Republican election watch ends in disappointment
Meghan Thomassen | Wednesday, November 7, 2012
The Notre Dame College Republican election watch only met disappointment when incumbent President Barack Obama beat former Gov. Mitt Romney with enough electoral votes to claim another four years in office Friday night.
The crowd spent the night eating pizza and refreshing their newsfeeds as they followed Fox News election alerts in LaFortune Ballroom, but the room emptied when media sources began to call the race as Obama’s.
Deirdre O’Leary, a Saint Mary’s freshman from Philadelphia, Penn., watched with the club as her home state went blue.
“I’m actually pretty shocked,” O’Leary said. “A couple of hours ago, it looked completely turned around. It didn’t seem it would be predicted as early as it was. I thought Mitt Romney was going to pull it out. I honestly thought he was going to win.”
The atmosphere at the College Republicans watch was one of solidarity for O’Leary.
“I wanted to watch the presidential results tonight with people with similar views to mine,” she said. “I was considering staying in my dorm with my little interactive map, but I just really wanted to be here in this atmosphere.”
For the majority of issues, O’Leary said she allied with the Republican Party.
“I think the Republican government will teach people how to be productive and create jobs that will help them get on their feet and really give people the motivation to succeed,” she said. “That’s what America is all about.
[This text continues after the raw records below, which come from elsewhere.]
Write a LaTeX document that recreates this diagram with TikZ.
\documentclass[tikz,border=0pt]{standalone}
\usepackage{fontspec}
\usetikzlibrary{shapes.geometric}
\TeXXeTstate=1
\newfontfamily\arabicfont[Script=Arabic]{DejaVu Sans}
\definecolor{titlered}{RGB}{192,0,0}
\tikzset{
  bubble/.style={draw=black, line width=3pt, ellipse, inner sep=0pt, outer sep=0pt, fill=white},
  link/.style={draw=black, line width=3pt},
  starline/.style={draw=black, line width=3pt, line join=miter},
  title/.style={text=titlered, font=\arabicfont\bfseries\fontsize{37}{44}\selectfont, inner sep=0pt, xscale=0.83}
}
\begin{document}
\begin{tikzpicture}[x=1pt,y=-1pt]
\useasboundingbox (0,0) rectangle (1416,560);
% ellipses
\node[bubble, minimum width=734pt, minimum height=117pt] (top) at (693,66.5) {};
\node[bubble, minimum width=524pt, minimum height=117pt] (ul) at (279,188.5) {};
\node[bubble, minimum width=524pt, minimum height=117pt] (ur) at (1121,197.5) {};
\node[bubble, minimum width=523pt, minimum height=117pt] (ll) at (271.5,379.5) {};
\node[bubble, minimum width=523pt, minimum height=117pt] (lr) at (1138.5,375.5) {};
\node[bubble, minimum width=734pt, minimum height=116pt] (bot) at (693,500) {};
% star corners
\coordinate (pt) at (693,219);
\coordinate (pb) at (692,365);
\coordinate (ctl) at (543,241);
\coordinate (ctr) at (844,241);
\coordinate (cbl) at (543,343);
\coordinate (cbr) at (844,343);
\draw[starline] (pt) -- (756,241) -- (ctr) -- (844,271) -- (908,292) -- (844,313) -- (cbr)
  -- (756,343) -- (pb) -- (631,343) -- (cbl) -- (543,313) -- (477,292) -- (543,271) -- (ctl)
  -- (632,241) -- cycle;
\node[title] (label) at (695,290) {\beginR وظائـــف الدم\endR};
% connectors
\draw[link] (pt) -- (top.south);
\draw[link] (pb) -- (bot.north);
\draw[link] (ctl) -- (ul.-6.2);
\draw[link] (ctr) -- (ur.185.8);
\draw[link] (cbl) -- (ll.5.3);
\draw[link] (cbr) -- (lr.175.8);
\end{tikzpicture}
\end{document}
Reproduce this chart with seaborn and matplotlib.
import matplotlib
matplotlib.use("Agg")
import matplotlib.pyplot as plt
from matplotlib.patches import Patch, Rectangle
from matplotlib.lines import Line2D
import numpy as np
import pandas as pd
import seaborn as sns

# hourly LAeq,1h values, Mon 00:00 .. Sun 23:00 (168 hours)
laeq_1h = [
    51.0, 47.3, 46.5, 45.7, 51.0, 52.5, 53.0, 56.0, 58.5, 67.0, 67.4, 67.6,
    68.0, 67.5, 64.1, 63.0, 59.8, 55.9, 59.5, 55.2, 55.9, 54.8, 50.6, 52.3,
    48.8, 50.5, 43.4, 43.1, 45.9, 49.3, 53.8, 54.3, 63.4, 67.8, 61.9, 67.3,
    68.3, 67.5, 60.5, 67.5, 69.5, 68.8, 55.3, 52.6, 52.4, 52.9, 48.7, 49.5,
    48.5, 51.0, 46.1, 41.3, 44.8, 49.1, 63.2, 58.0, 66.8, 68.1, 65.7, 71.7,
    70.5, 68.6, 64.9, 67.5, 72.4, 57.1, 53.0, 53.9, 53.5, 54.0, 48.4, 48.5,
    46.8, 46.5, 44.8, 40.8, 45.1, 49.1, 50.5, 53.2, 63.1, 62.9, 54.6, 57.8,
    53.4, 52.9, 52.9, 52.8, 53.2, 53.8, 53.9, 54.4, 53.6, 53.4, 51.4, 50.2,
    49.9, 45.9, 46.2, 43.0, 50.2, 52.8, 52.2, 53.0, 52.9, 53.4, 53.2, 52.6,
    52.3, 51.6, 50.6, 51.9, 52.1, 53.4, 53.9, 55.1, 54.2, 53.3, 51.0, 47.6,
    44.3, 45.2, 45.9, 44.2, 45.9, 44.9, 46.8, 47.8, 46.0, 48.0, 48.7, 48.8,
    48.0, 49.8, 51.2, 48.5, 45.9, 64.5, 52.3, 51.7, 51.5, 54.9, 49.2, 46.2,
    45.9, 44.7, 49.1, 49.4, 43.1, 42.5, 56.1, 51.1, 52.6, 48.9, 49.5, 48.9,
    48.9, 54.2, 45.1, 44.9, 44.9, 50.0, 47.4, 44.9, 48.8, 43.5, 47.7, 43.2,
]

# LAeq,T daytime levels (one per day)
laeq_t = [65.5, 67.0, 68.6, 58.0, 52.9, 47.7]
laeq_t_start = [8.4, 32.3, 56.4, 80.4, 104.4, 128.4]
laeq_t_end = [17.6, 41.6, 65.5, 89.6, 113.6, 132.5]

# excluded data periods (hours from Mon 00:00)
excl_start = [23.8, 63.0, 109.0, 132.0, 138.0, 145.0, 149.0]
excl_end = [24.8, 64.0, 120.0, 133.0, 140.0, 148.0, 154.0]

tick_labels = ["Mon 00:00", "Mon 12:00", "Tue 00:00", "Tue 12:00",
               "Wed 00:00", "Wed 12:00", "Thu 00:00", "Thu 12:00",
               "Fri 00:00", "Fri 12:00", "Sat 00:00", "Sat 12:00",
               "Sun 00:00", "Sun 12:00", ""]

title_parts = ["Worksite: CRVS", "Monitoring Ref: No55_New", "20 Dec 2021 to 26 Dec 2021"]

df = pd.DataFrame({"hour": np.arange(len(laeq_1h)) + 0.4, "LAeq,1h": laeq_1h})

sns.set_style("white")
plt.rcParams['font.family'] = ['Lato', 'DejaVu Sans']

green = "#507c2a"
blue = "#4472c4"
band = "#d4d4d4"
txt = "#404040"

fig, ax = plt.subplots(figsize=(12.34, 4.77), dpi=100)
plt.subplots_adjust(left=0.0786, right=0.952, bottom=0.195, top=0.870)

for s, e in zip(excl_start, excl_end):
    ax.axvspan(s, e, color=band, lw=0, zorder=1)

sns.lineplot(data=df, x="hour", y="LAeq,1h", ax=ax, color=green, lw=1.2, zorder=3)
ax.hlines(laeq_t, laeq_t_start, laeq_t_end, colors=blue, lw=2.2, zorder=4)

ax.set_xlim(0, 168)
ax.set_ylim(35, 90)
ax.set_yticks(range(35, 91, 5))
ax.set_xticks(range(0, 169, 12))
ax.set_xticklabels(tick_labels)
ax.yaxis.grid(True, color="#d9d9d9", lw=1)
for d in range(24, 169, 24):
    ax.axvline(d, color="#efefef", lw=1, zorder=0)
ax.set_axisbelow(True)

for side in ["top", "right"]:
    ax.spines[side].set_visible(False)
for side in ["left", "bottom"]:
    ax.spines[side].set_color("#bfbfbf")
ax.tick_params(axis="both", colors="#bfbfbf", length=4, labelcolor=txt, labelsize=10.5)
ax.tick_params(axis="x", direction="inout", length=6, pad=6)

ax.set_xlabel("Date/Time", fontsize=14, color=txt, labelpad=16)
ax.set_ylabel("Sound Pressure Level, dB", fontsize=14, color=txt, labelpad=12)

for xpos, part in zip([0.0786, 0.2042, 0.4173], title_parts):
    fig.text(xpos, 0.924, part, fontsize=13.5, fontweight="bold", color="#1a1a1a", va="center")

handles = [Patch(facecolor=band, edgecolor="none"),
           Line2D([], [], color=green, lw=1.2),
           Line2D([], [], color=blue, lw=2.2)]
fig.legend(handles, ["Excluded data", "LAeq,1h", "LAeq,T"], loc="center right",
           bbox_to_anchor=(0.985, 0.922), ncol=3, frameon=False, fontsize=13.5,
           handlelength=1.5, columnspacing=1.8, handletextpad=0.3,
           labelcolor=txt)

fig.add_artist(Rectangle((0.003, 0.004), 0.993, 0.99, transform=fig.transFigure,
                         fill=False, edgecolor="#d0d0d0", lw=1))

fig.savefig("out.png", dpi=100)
I think we all need to get America back to work.”
O’Leary, who voted via absentee ballot last month, said she thought students in general were afraid to state their views publicly.
“You see it on Facebook,” she said. “If someone posts one thing about voting for Obama or Mitt Romney, 50 people comment and attack them.”
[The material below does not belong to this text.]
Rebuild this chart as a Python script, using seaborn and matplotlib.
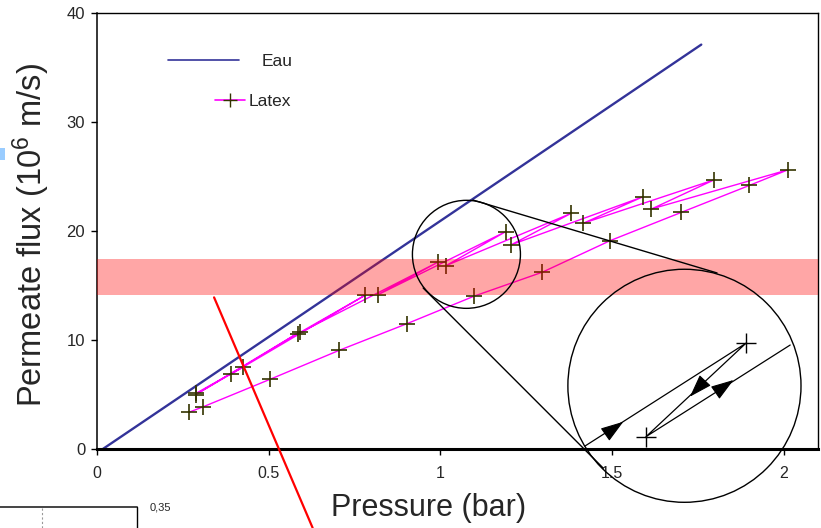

As the night progressed, the crowd cheered for each state win for the Republican ticket, such as North Carolina and Missouri.
Saint Mary’s freshman Gloria Zeiger shared the Republican victories with fellow party members, but she said she expected the Democratic win throughout the night.
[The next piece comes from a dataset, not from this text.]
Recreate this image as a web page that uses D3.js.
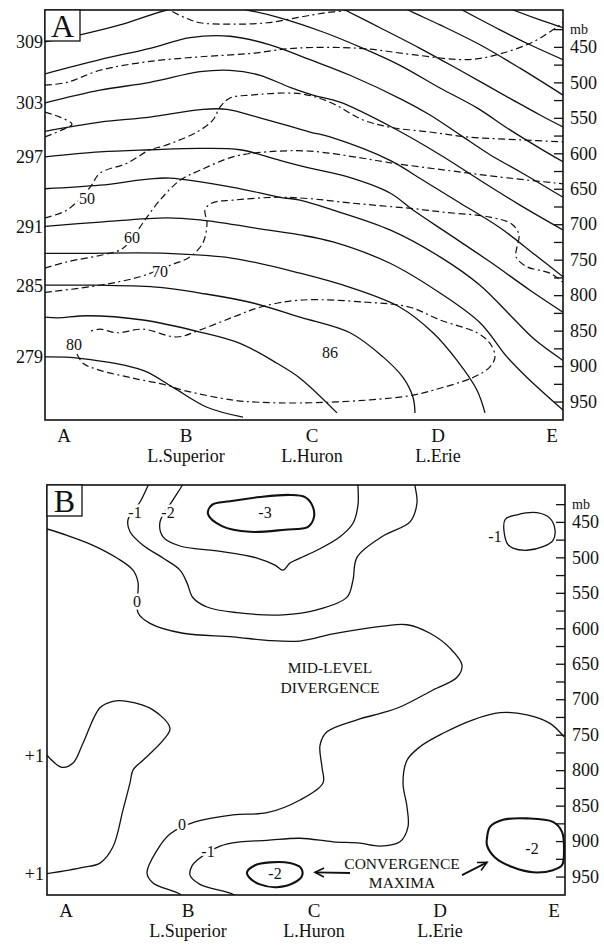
<!DOCTYPE html>
<html>
<head>
<meta charset="utf-8">
<script src="https://cdn.jsdelivr.net/npm/d3@7"></script>
<style>
body { margin: 0; background: #fff; }
text { font-family: "Liberation Serif", "Times New Roman", serif; fill: #111; }
</style>
</head>
<body>
<script>
var width = 604;
var height = 945;

// stations along the cross-section (km) and their names
var stationNames = ["A", "B", "C", "D", "E"];
var stationKm = [38, 282, 534, 786, 1014];
var lakeNames = ["", "L.Superior", "L.Huron", "L.Erie", ""];

// pressure axis (mb)
var pressureTicks = [425, 450, 475, 500, 525, 550, 575, 600, 625, 650, 675, 700, 725, 750, 775, 800, 825, 850, 875, 900, 925, 950];
var thetaLabels = [309, 303, 297, 291, 285, 279];

// ---- panel A : isentropes (K), points are [km, mb] ----
var th279 = [[0,887],[70,889],[196,906],[256,930],[324,958],[396,972]];
var th282 = [[0,831],[26,832],[84,829],[196,835],[310,852],[390,868],[464,896],[510,917],[584,966]];
var th285 = [[0,786],[110,786],[230,789],[310,797],[410,810],[510,831],[610,853],[676,887],[716,916],[736,944],[740,966]];
var th288 = [[0,741],[76,741],[244,741],[376,748],[510,769],[610,789],[710,817],[776,853],[824,892],[864,934],[880,966]];
var th291 = [[0,703],[110,697],[244,691],[310,694],[444,708],[510,715],[576,725],[690,755],[790,797],[870,839],[924,887],[964,916],[1036,962]];
var th294 = [[0,650],[110,645],[210,636],[250,635],[376,648],[470,662],[510,666],[576,680],[690,708],[790,746],[870,786],[930,828],[980,863],[1036,892]];
var th297 = [[0,605],[110,598],[210,595],[310,593],[390,595],[470,610],[530,621],[604,633],[690,656],[736,680],[810,715],[890,753],[970,793],[1036,824]];
var th300 = [[0,569],[110,556],[210,549],[316,538],[364,538],[430,550],[530,570],[570,577],[690,610],[756,638],[830,670],[910,705],[980,743],[1036,774]];
var th303 = [[0,529],[110,511],[210,500],[310,485],[370,483],[430,490],[490,507],[536,518],[590,528],[696,564],[790,602],[870,638],[950,673],[1036,708]];
var th306 = [[0,488],[110,468],[210,452],[290,437],[370,435],[450,447],[530,468],[610,490],[716,525],[770,546],[830,574],[890,602],[950,626],[1036,662]];
var th309 = [[0,443],[70,433],[150,419],[244,398],[320,388],[404,398],[470,409],[556,429],[636,452],[710,476],[790,508],[864,536],[930,567],[990,593],[1036,612]];
var th312 = [[570,387],[600,398],[670,423],[750,452],[830,483],[936,525],[990,546],[1036,563]];
var th315 = [[696,387],[726,398],[790,419],[870,447],[950,480],[1036,518]];
var th318 = [[806,388],[834,398],[910,426],[970,447],[1036,468]];
var th321 = [[900,388],[936,398],[990,412],[1036,423]];
var isentropes = [[279, th279], [282, th282], [285, th285], [288, th288], [291, th291], [294, th294],
  [297, th297], [300, th300], [303, th303], [306, th306], [309, th309], [312, th312],
  [315, th315], [318, th318], [321, th321]];

// ---- panel A : dashed lines ----
var rhTop = [[240,390],[250,398],[284,410],[310,416],[376,418],[444,416],[510,408],[560,402],[604,398],[630,391]];
var rhUpper = [[0,504],[44,500],[110,483],[204,471],[310,464],[416,459],[496,452],[630,452],[736,461],[844,468],[904,461],[976,443],[1024,422],[1036,415]];
var rhNose = [[0,542],[30,549],[54,559],[34,567],[0,577]];
var rh50 = [[0,691],[44,680],[90,648],[110,628],[164,614],[210,595],[236,590],[304,570],[336,553],[350,535],[370,522],[410,518],[510,516],[570,528],[636,553],[696,564],[770,570],[844,577],[950,581],[1036,584]];
var rh60 = [[0,762],[44,753],[116,743],[156,734],[196,698],[204,690],[230,666],[270,638],[310,624],[376,605],[444,598],[530,597],[636,607],[696,614],[804,624],[904,633],[1036,643]];
var rh70 = [[0,796],[110,786],[190,774],[250,758],[290,746],[316,726],[324,698],[320,680],[334,670],[376,666],[464,662],[530,664],[610,670],[750,679],[796,683],[890,690],[934,700],[948,715],[944,732],[942,746],[964,760],[1010,769],[1036,782]];
var rh80 = [[64,883],[76,896],[110,906],[176,917],[244,927],[276,934],[376,948],[430,951],[510,952],[644,948],[736,941],[776,934],[856,916],[890,901],[900,887],[890,868],[864,853],[790,835],[730,817],[644,810],[510,807],[430,817],[376,831],[310,849],[264,859],[196,848],[144,853],[110,848],[86,852]];
var dashedLines = [rhTop, rhUpper, rhNose, rh50, rh60, rh70, rh80];
var dashedLabels = [["50", 84, 663], ["60", 174, 718], ["70", 230, 767], ["80", 58, 869], ["86", 570, 880]];

// ---- panel B : divergence contours ----
var divM3 = [[322,439],[330,426],[366,421],[426,415],[486,412],[516,415],[530,426],[534,443],[522,457],[476,461],[406,464],[350,456]];
var divM2top = [[278,388],[270,399],[252,419],[226,450],[232,471],[266,484],[340,491],[420,501],[456,511],[472,518],[486,508],[506,501],[540,490],[586,471],[612,452],[622,426],[622,399],[622,388]];
var divM1top = [[210,388],[202,399],[186,422],[162,447],[166,464],[192,483],[232,501],[266,518],[280,536],[292,557],[320,570],[380,578],[472,581],[540,574],[600,556],[612,532],[620,500],[672,470],[726,450],[740,423],[736,399],[734,388]];
var divM1east = [[920,480],[932,487],[960,490],[992,485],[1012,476],[1016,461],[1006,445],[980,437],[940,440],[916,447]];
var divZero = [[0,460],[40,469],[92,483],[140,501],[172,518],[182,535],[182,578],[206,593],[272,607],[372,612],[440,617],[506,618],[572,608],[672,597],[720,595],[766,607],[806,628],[830,652],[820,669],[772,687],[706,711],[672,719],[620,729],[560,746],[546,765],[550,796],[552,818],[506,842],[440,860],[372,863],[296,873],[246,890],[220,913],[200,945],[212,959],[266,975],[276,983]];
var divP1 = [[0,779],[30,796],[52,790],[72,762],[106,712],[132,703],[160,703],[212,715],[246,741],[232,758],[192,786],[172,800],[166,818],[152,856],[132,908],[106,931],[72,937],[0,946]];
var divM1low = [[386,983],[372,975],[306,961],[286,948],[290,935],[300,927],[346,907],[386,901],[440,899],[506,896],[572,901],[626,903],[666,907],[706,901],[722,880],[720,852],[712,818],[720,786],[746,767],[792,748],[852,729],[906,719],[960,722],[1006,734],[1034,753]];
var divM2huron = [[400,944],[416,934],[446,930],[486,931],[508,938],[510,949],[496,958],[460,965],[426,961],[404,951]];
var divM2erie = [[880,896],[886,880],[912,870],[960,868],[1012,873],[1030,887],[1034,913],[1030,934],[1012,941],[972,944],[932,937],[896,923],[880,906]];
var openContours = [divM2top, divM1top, divZero, divP1, divM1low];
var closedContours = [[divM1east, 1.3], [divM3, 2.1], [divM2huron, 2.1], [divM2erie, 2.1]];
var divLabels = [["-1", 176, 436], ["-2", 242, 436], ["-3", 436, 436], ["-1", 896, 471], ["0", 180, 562],
  ["0", 270, 877], ["-1", 322, 915], ["-2", 456, 945], ["-2", 970, 910]];
var notes = [["MID-LEVEL", 566, 656], ["DIVERGENCE", 566, 683], ["CONVERGENCE", 710, 931], ["MAXIMA", 710, 958]];
var arrows = [[[606, 945], [536, 944]], [[830, 948], [880, 930]]];

var svg = d3.select("body")
  .append("svg")
  .attr("width", width)
  .attr("height", height)
  .style("background-color", "#fff");

svg.append("defs").append("marker")
  .attr("id", "head")
  .attr("viewBox", "-10 -6 12 12")
  .attr("refX", 0).attr("refY", 0)
  .attr("markerWidth", 12).attr("markerHeight", 12)
  .attr("markerUnits", "userSpaceOnUse")
  .attr("orient", "auto")
  .append("path")
  .attr("d", "M-9,-4.5 L0,0 L-9,4.5")
  .attr("fill", "none")
  .attr("stroke", "#111")
  .attr("stroke-width", 1.6);

var panels = [
  { name: "A", x: d3.scaleLinear().domain([0, 1036]).range([45, 563]), y: d3.scaleLinear().domain([398, 976]).range([10, 420]) },
  { name: "B", x: d3.scaleLinear().domain([0, 1036]).range([47, 565]), y: d3.scaleLinear().domain([398, 976]).range([485, 895]) }
];

panels.forEach(function(p) {
  var x = p.x, y = p.y;
  var x0 = x.range()[0], x1 = x.range()[1], y0 = y.range()[0], y1 = y.range()[1];
  var g = svg.append("g");

  g.append("clipPath").attr("id", "clip" + p.name)
    .append("rect").attr("x", x0).attr("y", y0).attr("width", x1 - x0).attr("height", y1 - y0);

  var plot = g.append("g").attr("clip-path", "url(#clip" + p.name + ")");

  var line = d3.line()
    .x(function(d) { return x(d[0]); })
    .y(function(d) { return y(d[1]); })
    .curve(d3.curveCatmullRom.alpha(0.5));
  var loop = d3.line()
    .x(function(d) { return x(d[0]); })
    .y(function(d) { return y(d[1]); })
    .curve(d3.curveCatmullRomClosed.alpha(0.5));

  function label(sel, data) {
    sel.selectAll(null)
      .data(data)
      .enter().append("text")
      .attr("x", function(d) { return x(d[1]); })
      .attr("y", function(d) { return y(d[2]); })
      .attr("dy", "0.35em")
      .attr("text-anchor", "middle")
      .attr("font-size", 16)
      .attr("stroke", "#fff")
      .attr("stroke-width", 5)
      .attr("paint-order", "stroke")
      .text(function(d) { return d[0]; });
  }

  if (p.name === "A") {
    plot.selectAll(null)
      .data(isentropes)
      .enter().append("path")
      .attr("d", function(d) { return line(d[1]); })
      .attr("fill", "none")
      .attr("stroke", "#111")
      .attr("stroke-width", 1.3);

    plot.selectAll(null)
      .data(dashedLines)
      .enter().append("path")
      .attr("d", line)
      .attr("fill", "none")
      .attr("stroke", "#111")
      .attr("stroke-width", 1.2)
      .attr("stroke-dasharray", "7,3.5,7,3.5,2,3.5");

    label(plot, dashedLabels);

    // isentrope values at the left edge
    g.selectAll(null)
      .data(isentropes.filter(function(d) { return thetaLabels.indexOf(d[0]) >= 0; }))
      .enter().append("text")
      .attr("x", x0 - 2)
      .attr("y", function(d) { return y(d[1][0][1]); })
      .attr("dy", "0.35em")
      .attr("text-anchor", "end")
      .attr("font-size", 18)
      .text(function(d) { return d[0]; });
  } else {
    plot.selectAll(null)
      .data(openContours)
      .enter().append("path")
      .attr("d", line)
      .attr("fill", "none")
      .attr("stroke", "#111")
      .attr("stroke-width", 1.3);

    plot.selectAll(null)
      .data(closedContours)
      .enter().append("path")
      .attr("d", function(d) { return loop(d[0]); })
      .attr("fill", "none")
      .attr("stroke", "#111")
      .attr("stroke-width", function(d) { return d[1]; });

    label(plot, divLabels);

    plot.selectAll(null)
      .data(notes)
      .enter().append("text")
      .attr("x", function(d) { return x(d[1]); })
      .attr("y", function(d) { return y(d[2]); })
      .attr("dy", "0.35em")
      .attr("text-anchor", "middle")
      .attr("font-size", 15.5)
      .text(function(d) { return d[0]; });

    plot.selectAll(null)
      .data(arrows)
      .enter().append("line")
      .attr("x1", function(d) { return x(d[0][0]); })
      .attr("y1", function(d) { return y(d[0][1]); })
      .attr("x2", function(d) { return x(d[1][0]); })
      .attr("y2", function(d) { return y(d[1][1]); })
      .attr("stroke", "#111")
      .attr("stroke-width", 1.8)
      .attr("marker-end", "url(#head)");

    // +1 at both ends of the positive contour
    g.selectAll(null)
      .data([divP1[0], divP1[divP1.length - 1]])
      .enter().append("text")
      .attr("x", x0 - 3)
      .attr("y", function(d) { return y(d[1]); })
      .attr("dy", "0.35em")
      .attr("text-anchor", "end")
      .attr("font-size", 18)
      .text("+1");
  }

  // pressure axis on the right, ticks pointing inward
  var axis = d3.axisRight(y)
    .tickValues(pressureTicks)
    .tickSizeInner(-9)
    .tickSizeOuter(0)
    .tickPadding(7)
    .tickFormat(function(d) { return d === 425 ? "mb" : (d % 50 === 0 ? d : ""); });

  var ag = g.append("g")
    .attr("transform", "translate(" + x1 + ",0)")
    .call(axis)
    .attr("font-family", null)
    .attr("font-size", null);
  ag.select(".domain").remove();
  ag.selectAll(".tick line").attr("stroke", "#111").attr("stroke-width", 1.3);
  ag.selectAll(".tick text")
    .attr("fill", "#111")
    .attr("font-size", function(d) { return d === 425 ? 14 : 18; });

  // frame
  g.append("rect")
    .attr("x", x0).attr("y", y0)
    .attr("width", x1 - x0).attr("height", y1 - y0)
    .attr("fill", "none")
    .attr("stroke", "#111")
    .attr("stroke-width", 1.6);

  // panel letter box
  g.append("rect")
    .attr("x", x0).attr("y", y0)
    .attr("width", 35).attr("height", 31)
    .attr("fill", "#fff")
    .attr("stroke", "#111")
    .attr("stroke-width", 1.3);
  g.append("text")
    .attr("x", x0 + 17.5).attr("y", y0 + 27)
    .attr("text-anchor", "middle")
    .attr("font-size", 32)
    .text(p.name);

  // stations underneath
  g.selectAll(null)
    .data(stationKm)
    .enter().append("text")
    .attr("x", function(d) { return x(d); })
    .attr("y", y1 + 22)
    .attr("text-anchor", "middle")
    .attr("font-size", 19)
    .text(function(d, i) { return stationNames[i]; });

  g.selectAll(null)
    .data(stationKm)
    .enter().append("text")
    .attr("x", function(d) { return x(d); })
    .attr("y", y1 + 42)
    .attr("text-anchor", "middle")
    .attr("font-size", 18)
    .text(function(d, i) { return lakeNames[i]; });
});
</script>
</body>
</html>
“I thought Barack Obama was going to win the whole time because incumbent presidents almost always win,” Zeiger said.
As a South Bend resident, Zeiger went to the Marshall County polling booth Tuesday morning to cast her ballot. She said she voted mostly Republican.
“I came because I liked knowing I’m not the only Republican around, because sometimes it does feel like that,” she said. “I think it’s important for us to stand up and show that young people have opinions.”
Sophomore Mark Gianfalla, the social affairs director for College Republicans, said he saw good debates coming from each candidate, and each big ticket issue affected the swing states differently.
“The American people elected the president they wanted, obviously not the person that I wanted, but that’s the beauty of the Electoral College,” he said.
Gianfalla, who is from Riverhead, N.Y., called himself “a little voice in a democratic state.”
“I think it’s sad that a lot of people on both sides don’t do as much research as they could and vote blindly,” Gianfalla said. “I think there’s room for improvement for people educating themselves on the issues. I’m looking forward to midterm elections in two years, and I hope the president’s four years are positive years for our country.”